Indeed, the Dahiyeh area has already been targeted. In May, two rockets were fired on the Shiyah district in the area. Syrian rebels have also struck on a number of occasions at the Shia border town of Hermel, in retaliation for Hizballah’s own cross border activity.
But the distinction between Syrian or Lebanese elements in this context is anyway largely meaningless. If Syrian rebels did indeed carry out the Bir al-Abed attack, it means that elements among them now have both the will and the ability to physically infiltrate a car laden with explosives into Hizballah’s most security rich and well-guarded environment. This could in any case almost certainly only be achieved with the help of local allies.
And if by any chance this bombing or other acts of violence do turn out to be the result of local initiatives – the rising Sunni Islamist anger and confidence in Lebanon is in any case a direct result of the Sunni rebellion in Syria.

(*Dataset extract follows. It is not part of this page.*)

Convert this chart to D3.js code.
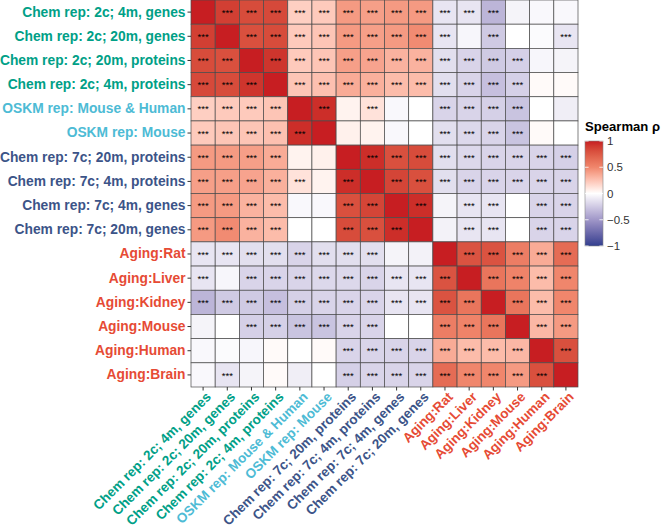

Either way, what this bombing means is that in the last month, the Syrian civil war finally arrived, conclusively, in the heart of Lebanon.
Responses to the attack were instructive. Former Prime Minister Sa’ad al-Hariri described it as an ‘attempt by the Israeli enemy to push Lebanon to strife by organizing terror attacks.’
Such statements should be seen in the context of a widespread dread among non-Salafi and non-Hizballah Lebanese at the prospect of renewed civil strife, of which the bombing may be a harbinger.
Blaming the all-purpose scapegoat Israel is a way of avoiding the evident reality of increasing sectarian tensions. The Lebanese are supposed to unite against the imaginary threat of Israeli car bombings in Beirut. But Hariri’s statement reflects the helplessness of the March 14 coalition of which he is a part.
The civilian politics of March 14 have long proved irrelevant against the guns of Hizballah. Lebanon is in a state of political paralysis. There is much anger in the Lebanese Sunni population, also among supporters of March 14, at the recent Abra events.
The bombing in Bir el-Abed suggests a different approach to dealing with the deadlock.
Given the political impasse, the obvious immovability of Hizballah by any means other than force, and the example of the Syrian rebellion, this approach is likely to become increasingly in evidence in the period ahead.